(Today’s blog post is part of the Blogging From A to Z Challenge during which writers all over the world blog each day in April based on a corresponding letter of the alphabet. These are my personal stories about living with Trigeminal Neuralgia, the most painful diagnosis known to man.)
Drama. That word is getting overused a lot lately and it isn’t in reference to Arthur Miller. Instead it is something people say with scorn. “She’s got so much drama” or “I don’t need that drama in my life.” But here’s the thing…life without drama wouldn’t be much of a life at all. Sure we could all walk around glassy eyed and blunted like Stepford Wives, but would anyone really want that? The reality is we can’t know success without sensing failure. We can’t experience joy without understanding sorrow. And we can’t feel passion without experiencing apathy.
Sure, we could live our lives in some idyllic wonder world – a Xanadu if you will – but we could never truly appreciate it if we haven’t, at some point, faced hardship.
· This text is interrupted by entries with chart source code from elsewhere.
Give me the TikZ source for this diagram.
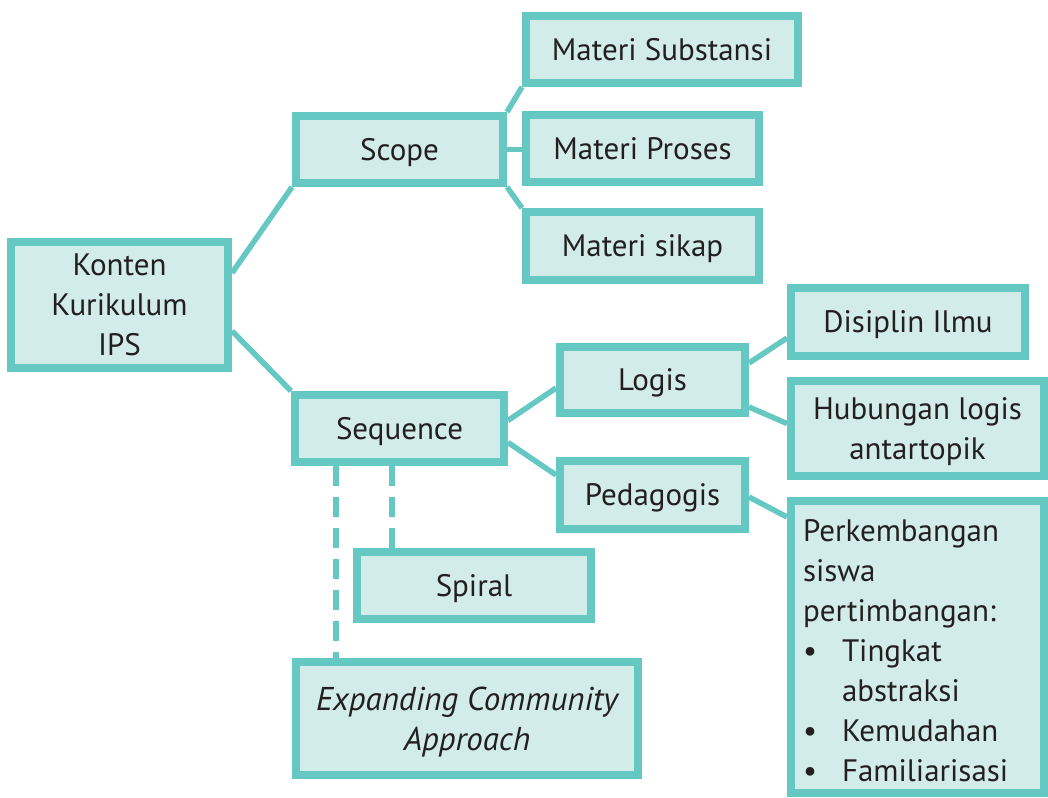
\documentclass[tikz,border=0pt]{standalone}
\usepackage{fontspec}
\setmainfont{PT Sans}
\definecolor{bordo}{HTML}{66C8C3}
\definecolor{isi}{HTML}{D2ECEA}
\definecolor{teks}{HTML}{231F20}
\begin{document}
\begin{tikzpicture}[x=1pt, y=-1pt,
    box/.style={draw=bordo, line width=8pt, fill=isi, text=teks, align=center,
        inner sep=0pt, text depth=0pt, font=\fontsize{31}{40}\selectfont},
    garis/.style={draw=bordo, line width=5.5pt},
    putus/.style={garis, dash pattern=on 20pt off 11pt}]
        \useasboundingbox (0,0) rectangle (1048,797);

        % Konten utama
        \node[box, minimum width=217pt, minimum height=126pt] (konten) at (119.5,305) {Konten\\Kurikulum\\IPS};

        % Scope
        \node[box, minimum width=207pt, minimum height=67pt] (scope) at (399.5,149.5) {Scope};
        \node[box, minimum width=272pt, minimum height=67pt] (subst) at (662,49.5) {Materi Substansi};
        \node[box, minimum width=233pt, minimum height=67pt] (proses) at (642.5,148.5) {Materi Proses};
        \node[box, minimum width=233pt, minimum height=68pt] (sikap) at (642.5,246) {Materi sikap};

        % Sequence
        \node[box, minimum width=209pt, minimum height=67pt] (sequence) at (399.5,428.5) {Sequence};
        \node[box, minimum width=185pt, minimum height=66pt] (logis) at (652.5,380) {Logis};
        \node[box, minimum width=185pt, minimum height=68pt] (pedagogis) at (652.5,495) {Pedagogis};
        \node[box, minimum width=234pt, minimum height=67pt] (spiral) at (474,585.5) {Spiral};
        \node[box, minimum width=342pt, minimum height=113pt, font=\fontsize{33}{40}\selectfont\itshape] (expanding) at (467,718.5) {Expanding Community\\Approach};

        % Logis dan Pedagogis
        \node[box, minimum width=234pt, minimum height=68pt] (disiplin) at (908,322) {Disiplin Ilmu};
        \node[box, minimum width=253pt, minimum height=95pt] (hubungan) at (917.5,428.5) {Hubungan logis\\antartopik};
        \node[box, minimum width=253pt, minimum height=292pt, text width=229pt, text height=29pt, text depth={}, align=left] (perkembangan) at (917.5,647)
            {Perkembangan\\siswa\\pertimbangan:\\
             \makebox[39pt][l]{\textbullet}Tingkat\\
             \hspace*{39pt}abstraksi\\
             \makebox[39pt][l]{\textbullet}Kemudahan\\
             \makebox[39pt][l]{\textbullet}Familiarisasi};

        % Garis penghubung
        \draw[garis] ([yshift=32pt]konten.east) -- (scope.south west);
        \draw[garis] ([yshift=-26pt]konten.east) -- (sequence.north west);
        \draw[garis] (scope.north east) -- (subst.south west);
        \draw[garis] (scope.east) -- (scope.east -| proses.west);
        \draw[garis] (scope.south east) -- (sikap.north west);
        \draw[garis] ([yshift=8pt]sequence.east) -- ([yshift=-8pt]logis.west);
        \draw[garis] ([yshift=-14pt]sequence.east) -- ([yshift=20pt]pedagogis.west);
        \draw[garis] ([yshift=17pt]logis.east) -- ([yshift=-16pt]disiplin.west);
        \draw[garis] ([yshift=-27pt]logis.east) -- ([yshift=5pt]hubungan.west);
        \draw[garis] ([yshift=-2pt]pedagogis.east) -- ([yshift=-20pt]perkembangan.north west);

        % Garis putus-putus
        \coordinate (d1) at ([xshift=45pt]sequence.south west);
        \coordinate (d2) at ([xshift=101pt]sequence.south west);
        \draw[putus] (d1) -- (d1 |- expanding.north);
        \draw[putus] (d2) -- (d2 |- spiral.north);
\end{tikzpicture}
\end{document}
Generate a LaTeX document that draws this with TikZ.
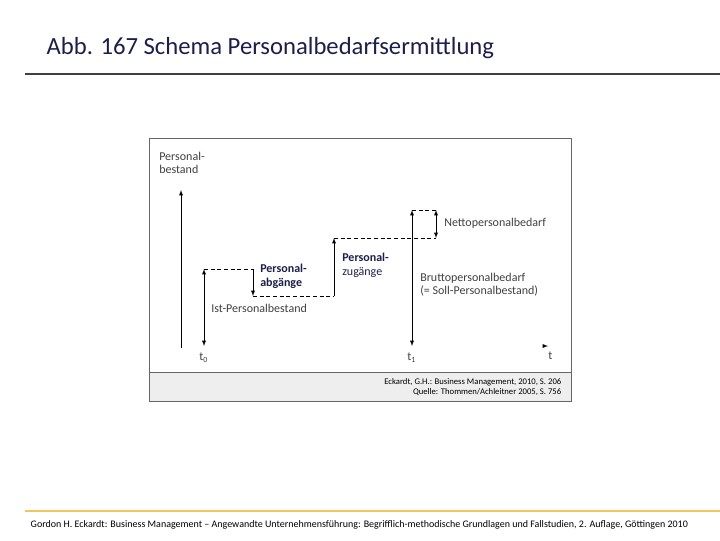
\documentclass[tikz,border=0pt]{standalone}
\usepackage{fontspec}
\setmainfont{Carlito}
\definecolor{navy}{RGB}{28,30,78}
\definecolor{bandgray}{RGB}{238,238,238}
\definecolor{footline}{RGB}{240,200,90}
\tikzset{
    lbl/.style={anchor=north west, align=left, inner sep=0pt, font=\fontsize{9}{10}\selectfont, text=black!75},
    hlbl/.style={lbl, text=navy, font=\bfseries\fontsize{9}{10}\selectfont},
    dline/.style={densely dashed, thin},
    darr/.style={<->, >=latex, thin},
}
\begin{document}
\begin{tikzpicture}[x=0.75pt,y=-0.75pt]
    \useasboundingbox (0,0) rectangle (720,540);
    % title and rules
    \node[anchor=west, text=navy, font=\fontsize{18.5}{20}\selectfont] (title) at (42,48) {Abb. 167 Schema Personalbedarfsermittlung};
    \draw[line width=2.2pt, black!75] (25,74) -- (720,74);
    \draw[line width=2.2pt, footline] (25,511) -- (720,511);
    \node[anchor=west, font=\fontsize{7.5}{8}\selectfont] (foot) at (26,525) {Gordon H. Eckardt: Business Management -- Angewandte Unternehmensführung: Begrifflich-methodische Grundlagen und Fallstudien, 2. Auflage, Göttingen 2010};

    % frame
    \fill[bandgray] (149,372) rectangle (571,401);
    \draw[black!60] (149,138) rectangle (571,401);
    \draw[black!60] (149,372) -- (571,372);
    \node[anchor=east, align=right, font=\fontsize{6.5}{7.5}\selectfont] (src) at (566,387) {Eckardt, G.H.: Business Management, 2010, S. 206\\Quelle: Thommen/Achleitner 2005, S. 756};

    % axes
    \coordinate (y0) at (181,348);
    \coordinate (y1) at (181,190);
    \draw[->, >=latex, thin] (y0) -- (y1);
    \node[lbl] (ylab) at (159,152) {Personal-\\bestand};
    \coordinate (tx) at (548,346);
    \draw[->, >=latex, thin] (545,346) -- (tx);
    \node[lbl] (tlab) at (548,352) {t};

    % steps
    \coordinate (a0) at (204,346);
    \coordinate (a1) at (204,269);
    \coordinate (b1) at (253,269);
    \coordinate (b2) at (253,296);
    \coordinate (c2) at (334,296);
    \coordinate (c3) at (334,238);
    \coordinate (d3) at (436,238);
    \coordinate (d4) at (436,210);
    \coordinate (e4) at (412,210);
    \coordinate (e0) at (412,346);
    \draw[darr] (a0) -- (a1);
    \draw[dline] (a1) -- (b1);
    \draw[->, >=latex, thin] (b1) -- (b2);
    \draw[dline] (b2) -- (c2);
    \draw[->, >=latex, thin] (c2) -- (c3);
    \draw[dline] (c3) -- (d3);
    \draw[darr] (d3) -- (d4);
    \draw[dline] (d4) -- (e4);
    \draw[darr] (e0) -- (e4);

    % labels
    \node[lbl] (t0) at (199,353) {t\textsubscript{0}};
    \node[lbl] (t1) at (407,353) {t\textsubscript{1}};
    \node[lbl] (ist) at (211,304) {Ist-Personalbestand};
    \node[hlbl] (abg) at (260,264) {Personal-\\abgänge};
    \node[hlbl] (zug) at (342,253) {Personal-\\\mdseries zugänge};
    \node[lbl] (netto) at (444,218) {Nettopersonalbedarf};
    \node[lbl] (brutto) at (420,273) {Bruttopersonalbedarf\\(= Soll-Personalbestand)};
\end{tikzpicture}
\end{document}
Most of us will experience love and loss, good fortune and hard times, health and illness. It is that spectrum of the human condition that makes us have emotions to begin with. Granted, there are some people for whom every bump in the road is a cataclysmic event and that can be draining. But most people – at least those I know – persevere through even the most difficult moments. And those of us who have TN have our own unique mountains to climb. But we do it. And in some ways having those bad days makes the good ones seem ever so much more precious. I supposed that’s the silver lining to the Trigeminal Neuralgia cloud (and I know it’s a bit of a reach).
I tend to use salty language at times. And while “life” is on the list of four-letter words, “drama” isn’t one of them.